··· Dataset section
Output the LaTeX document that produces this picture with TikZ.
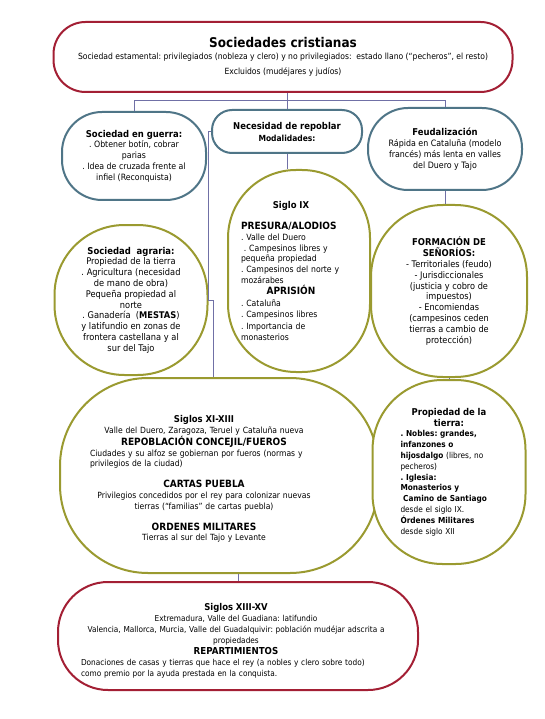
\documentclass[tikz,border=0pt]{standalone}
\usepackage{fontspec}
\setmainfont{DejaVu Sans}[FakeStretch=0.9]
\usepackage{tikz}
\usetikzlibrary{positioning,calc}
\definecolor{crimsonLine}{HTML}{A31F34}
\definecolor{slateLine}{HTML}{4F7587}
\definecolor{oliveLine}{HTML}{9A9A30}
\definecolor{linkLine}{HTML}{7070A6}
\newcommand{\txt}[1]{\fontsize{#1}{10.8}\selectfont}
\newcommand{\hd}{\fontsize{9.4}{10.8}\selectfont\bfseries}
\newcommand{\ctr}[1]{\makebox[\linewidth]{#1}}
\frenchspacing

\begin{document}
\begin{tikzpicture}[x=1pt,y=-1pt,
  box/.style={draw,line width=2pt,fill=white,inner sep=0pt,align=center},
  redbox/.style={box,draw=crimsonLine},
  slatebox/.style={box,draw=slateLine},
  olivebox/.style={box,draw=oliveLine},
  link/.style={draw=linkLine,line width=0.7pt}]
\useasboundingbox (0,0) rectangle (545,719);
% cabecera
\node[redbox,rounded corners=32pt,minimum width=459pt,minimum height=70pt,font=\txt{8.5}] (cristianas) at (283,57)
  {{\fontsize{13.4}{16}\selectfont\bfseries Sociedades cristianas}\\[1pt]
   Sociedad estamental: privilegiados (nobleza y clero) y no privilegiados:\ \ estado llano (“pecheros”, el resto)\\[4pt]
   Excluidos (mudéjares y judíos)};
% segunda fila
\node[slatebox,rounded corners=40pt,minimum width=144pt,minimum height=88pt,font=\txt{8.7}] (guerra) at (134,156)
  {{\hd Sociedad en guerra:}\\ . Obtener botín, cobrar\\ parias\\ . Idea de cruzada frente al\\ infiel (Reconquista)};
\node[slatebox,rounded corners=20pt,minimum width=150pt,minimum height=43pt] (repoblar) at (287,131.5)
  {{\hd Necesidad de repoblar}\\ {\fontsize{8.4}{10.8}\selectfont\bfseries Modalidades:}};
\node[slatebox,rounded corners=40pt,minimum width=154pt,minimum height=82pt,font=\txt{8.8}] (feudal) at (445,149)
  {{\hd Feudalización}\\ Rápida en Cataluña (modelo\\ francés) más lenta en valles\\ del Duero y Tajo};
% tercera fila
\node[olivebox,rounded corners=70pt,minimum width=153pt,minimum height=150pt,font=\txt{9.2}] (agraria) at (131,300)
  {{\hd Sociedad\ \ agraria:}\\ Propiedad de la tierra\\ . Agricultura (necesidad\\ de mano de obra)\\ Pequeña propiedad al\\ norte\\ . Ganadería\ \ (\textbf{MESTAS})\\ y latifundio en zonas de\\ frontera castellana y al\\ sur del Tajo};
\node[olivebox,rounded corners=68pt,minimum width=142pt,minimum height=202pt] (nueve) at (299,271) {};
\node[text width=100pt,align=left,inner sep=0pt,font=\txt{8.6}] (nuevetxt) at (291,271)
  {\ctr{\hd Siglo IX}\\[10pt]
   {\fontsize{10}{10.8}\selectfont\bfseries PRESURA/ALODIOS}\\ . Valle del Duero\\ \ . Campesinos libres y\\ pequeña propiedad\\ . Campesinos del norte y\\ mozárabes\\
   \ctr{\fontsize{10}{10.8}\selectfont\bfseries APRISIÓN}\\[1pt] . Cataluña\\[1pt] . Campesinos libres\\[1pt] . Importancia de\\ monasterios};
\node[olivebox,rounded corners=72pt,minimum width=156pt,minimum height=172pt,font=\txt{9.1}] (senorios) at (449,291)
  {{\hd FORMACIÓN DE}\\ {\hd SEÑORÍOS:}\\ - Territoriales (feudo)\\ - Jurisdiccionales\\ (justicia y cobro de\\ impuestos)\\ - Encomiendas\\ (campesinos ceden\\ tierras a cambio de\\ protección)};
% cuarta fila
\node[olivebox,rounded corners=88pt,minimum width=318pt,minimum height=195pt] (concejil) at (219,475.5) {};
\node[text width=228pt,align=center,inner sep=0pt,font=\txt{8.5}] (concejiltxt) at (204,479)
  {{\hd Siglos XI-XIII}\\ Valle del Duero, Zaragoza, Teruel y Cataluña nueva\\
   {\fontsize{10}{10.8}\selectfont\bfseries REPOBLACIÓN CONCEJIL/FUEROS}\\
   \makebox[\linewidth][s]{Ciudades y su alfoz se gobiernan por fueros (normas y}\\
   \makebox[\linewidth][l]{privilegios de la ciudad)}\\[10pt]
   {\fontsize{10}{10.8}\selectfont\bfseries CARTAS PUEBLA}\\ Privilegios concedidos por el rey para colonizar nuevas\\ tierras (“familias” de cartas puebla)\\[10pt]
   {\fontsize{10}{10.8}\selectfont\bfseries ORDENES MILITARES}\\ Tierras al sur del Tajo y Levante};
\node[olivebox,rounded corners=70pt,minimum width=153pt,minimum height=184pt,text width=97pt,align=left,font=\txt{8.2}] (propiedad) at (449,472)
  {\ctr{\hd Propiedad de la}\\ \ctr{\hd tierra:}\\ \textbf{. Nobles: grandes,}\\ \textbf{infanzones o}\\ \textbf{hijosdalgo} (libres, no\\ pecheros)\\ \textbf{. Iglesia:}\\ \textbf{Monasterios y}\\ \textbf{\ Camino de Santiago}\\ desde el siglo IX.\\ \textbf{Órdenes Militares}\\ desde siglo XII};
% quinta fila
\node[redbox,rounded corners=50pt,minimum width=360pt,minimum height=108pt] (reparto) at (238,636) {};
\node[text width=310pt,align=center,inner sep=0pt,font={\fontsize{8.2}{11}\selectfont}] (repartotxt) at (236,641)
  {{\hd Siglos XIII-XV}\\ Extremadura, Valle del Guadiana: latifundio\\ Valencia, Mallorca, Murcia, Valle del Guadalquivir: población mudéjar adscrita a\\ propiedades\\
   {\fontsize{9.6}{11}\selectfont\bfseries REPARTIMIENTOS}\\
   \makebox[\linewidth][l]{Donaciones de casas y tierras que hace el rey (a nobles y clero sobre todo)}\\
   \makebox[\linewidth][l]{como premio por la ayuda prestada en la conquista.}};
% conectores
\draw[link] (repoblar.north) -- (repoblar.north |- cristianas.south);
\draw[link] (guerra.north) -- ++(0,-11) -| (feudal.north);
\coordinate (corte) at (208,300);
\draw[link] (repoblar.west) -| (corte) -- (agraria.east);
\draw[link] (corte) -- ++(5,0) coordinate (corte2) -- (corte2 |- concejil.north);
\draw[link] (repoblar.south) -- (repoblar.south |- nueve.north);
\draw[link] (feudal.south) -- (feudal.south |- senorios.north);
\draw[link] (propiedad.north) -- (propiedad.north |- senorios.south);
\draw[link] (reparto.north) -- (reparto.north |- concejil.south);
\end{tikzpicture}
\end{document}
······
▶ **Work to do**
Go through the listing above and quote it exactly, apart from its images.

▶ **Complete response**
Output the LaTeX document that produces this picture with TikZ.
\documentclass[tikz,border=0pt]{standalone}
\usepackage{fontspec}
\setmainfont{DejaVu Sans}[FakeStretch=0.9]
\usepackage{tikz}
\usetikzlibrary{positioning,calc}
\definecolor{crimsonLine}{HTML}{A31F34}
\definecolor{slateLine}{HTML}{4F7587}
\definecolor{oliveLine}{HTML}{9A9A30}
\definecolor{linkLine}{HTML}{7070A6}
\newcommand{\txt}[1]{\fontsize{#1}{10.8}\selectfont}
\newcommand{\hd}{\fontsize{9.4}{10.8}\selectfont\bfseries}
\newcommand{\ctr}[1]{\makebox[\linewidth]{#1}}
\frenchspacing

\begin{document}
\begin{tikzpicture}[x=1pt,y=-1pt,
  box/.style={draw,line width=2pt,fill=white,inner sep=0pt,align=center},
  redbox/.style={box,draw=crimsonLine},
  slatebox/.style={box,draw=slateLine},
  olivebox/.style={box,draw=oliveLine},
  link/.style={draw=linkLine,line width=0.7pt}]
\useasboundingbox (0,0) rectangle (545,719);
% cabecera
\node[redbox,rounded corners=32pt,minimum width=459pt,minimum height=70pt,font=\txt{8.5}] (cristianas) at (283,57)
  {{\fontsize{13.4}{16}\selectfont\bfseries Sociedades cristianas}\\[1pt]
   Sociedad estamental: privilegiados (nobleza y clero) y no privilegiados:\ \ estado llano (“pecheros”, el resto)\\[4pt]
   Excluidos (mudéjares y judíos)};
% segunda fila
\node[slatebox,rounded corners=40pt,minimum width=144pt,minimum height=88pt,font=\txt{8.7}] (guerra) at (134,156)
  {{\hd Sociedad en guerra:}\\ . Obtener botín, cobrar\\ parias\\ . Idea de cruzada frente al\\ infiel (Reconquista)};
\node[slatebox,rounded corners=20pt,minimum width=150pt,minimum height=43pt] (repoblar) at (287,131.5)
  {{\hd Necesidad de repoblar}\\ {\fontsize{8.4}{10.8}\selectfont\bfseries Modalidades:}};
\node[slatebox,rounded corners=40pt,minimum width=154pt,minimum height=82pt,font=\txt{8.8}] (feudal) at (445,149)
  {{\hd Feudalización}\\ Rápida en Cataluña (modelo\\ francés) más lenta en valles\\ del Duero y Tajo};
% tercera fila
\node[olivebox,rounded corners=70pt,minimum width=153pt,minimum height=150pt,font=\txt{9.2}] (agraria) at (131,300)
  {{\hd Sociedad\ \ agraria:}\\ Propiedad de la tierra\\ . Agricultura (necesidad\\ de mano de obra)\\ Pequeña propiedad al\\ norte\\ . Ganadería\ \ (\textbf{MESTAS})\\ y latifundio en zonas de\\ frontera castellana y al\\ sur del Tajo};
\node[olivebox,rounded corners=68pt,minimum width=142pt,minimum height=202pt] (nueve) at (299,271) {};
\node[text width=100pt,align=left,inner sep=0pt,font=\txt{8.6}] (nuevetxt) at (291,271)
  {\ctr{\hd Siglo IX}\\[10pt]
   {\fontsize{10}{10.8}\selectfont\bfseries PRESURA/ALODIOS}\\ . Valle del Duero\\ \ . Campesinos libres y\\ pequeña propiedad\\ . Campesinos del norte y\\ mozárabes\\
   \ctr{\fontsize{10}{10.8}\selectfont\bfseries APRISIÓN}\\[1pt] . Cataluña\\[1pt] . Campesinos libres\\[1pt] . Importancia de\\ monasterios};
\node[olivebox,rounded corners=72pt,minimum width=156pt,minimum height=172pt,font=\txt{9.1}] (senorios) at (449,291)
  {{\hd FORMACIÓN DE}\\ {\hd SEÑORÍOS:}\\ - Territoriales (feudo)\\ - Jurisdiccionales\\ (justicia y cobro de\\ impuestos)\\ - Encomiendas\\ (campesinos ceden\\ tierras a cambio de\\ protección)};
% cuarta fila
\node[olivebox,rounded corners=88pt,minimum width=318pt,minimum height=195pt] (concejil) at (219,475.5) {};
\node[text width=228pt,align=center,inner sep=0pt,font=\txt{8.5}] (concejiltxt) at (204,479)
  {{\hd Siglos XI-XIII}\\ Valle del Duero, Zaragoza, Teruel y Cataluña nueva\\
   {\fontsize{10}{10.8}\selectfont\bfseries REPOBLACIÓN CONCEJIL/FUEROS}\\
   \makebox[\linewidth][s]{Ciudades y su alfoz se gobiernan por fueros (normas y}\\
   \makebox[\linewidth][l]{privilegios de la ciudad)}\\[10pt]
   {\fontsize{10}{10.8}\selectfont\bfseries CARTAS PUEBLA}\\ Privilegios concedidos por el rey para colonizar nuevas\\ tierras (“familias” de cartas puebla)\\[10pt]
   {\fontsize{10}{10.8}\selectfont\bfseries ORDENES MILITARES}\\ Tierras al sur del Tajo y Levante};
\node[olivebox,rounded corners=70pt,minimum width=153pt,minimum height=184pt,text width=97pt,align=left,font=\txt{8.2}] (propiedad) at (449,472)
  {\ctr{\hd Propiedad de la}\\ \ctr{\hd tierra:}\\ \textbf{. Nobles: grandes,}\\ \textbf{infanzones o}\\ \textbf{hijosdalgo} (libres, no\\ pecheros)\\ \textbf{. Iglesia:}\\ \textbf{Monasterios y}\\ \textbf{\ Camino de Santiago}\\ desde el siglo IX.\\ \textbf{Órdenes Militares}\\ desde siglo XII};
% quinta fila
\node[redbox,rounded corners=50pt,minimum width=360pt,minimum height=108pt] (reparto) at (238,636) {};
\node[text width=310pt,align=center,inner sep=0pt,font={\fontsize{8.2}{11}\selectfont}] (repartotxt) at (236,641)
  {{\hd Siglos XIII-XV}\\ Extremadura, Valle del Guadiana: latifundio\\ Valencia, Mallorca, Murcia, Valle del Guadalquivir: población mudéjar adscrita a\\ propiedades\\
   {\fontsize{9.6}{11}\selectfont\bfseries REPARTIMIENTOS}\\
   \makebox[\linewidth][l]{Donaciones de casas y tierras que hace el rey (a nobles y clero sobre todo)}\\
   \makebox[\linewidth][l]{como premio por la ayuda prestada en la conquista.}};
% conectores
\draw[link] (repoblar.north) -- (repoblar.north |- cristianas.south);
\draw[link] (guerra.north) -- ++(0,-11) -| (feudal.north);
\coordinate (corte) at (208,300);
\draw[link] (repoblar.west) -| (corte) -- (agraria.east);
\draw[link] (corte) -- ++(5,0) coordinate (corte2) -- (corte2 |- concejil.north);
\draw[link] (repoblar.south) -- (repoblar.south |- nueve.north);
\draw[link] (feudal.south) -- (feudal.south |- senorios.north);
\draw[link] (propiedad.north) -- (propiedad.north |- senorios.south);
\draw[link] (reparto.north) -- (reparto.north |- concejil.south);
\end{tikzpicture}
\end{document}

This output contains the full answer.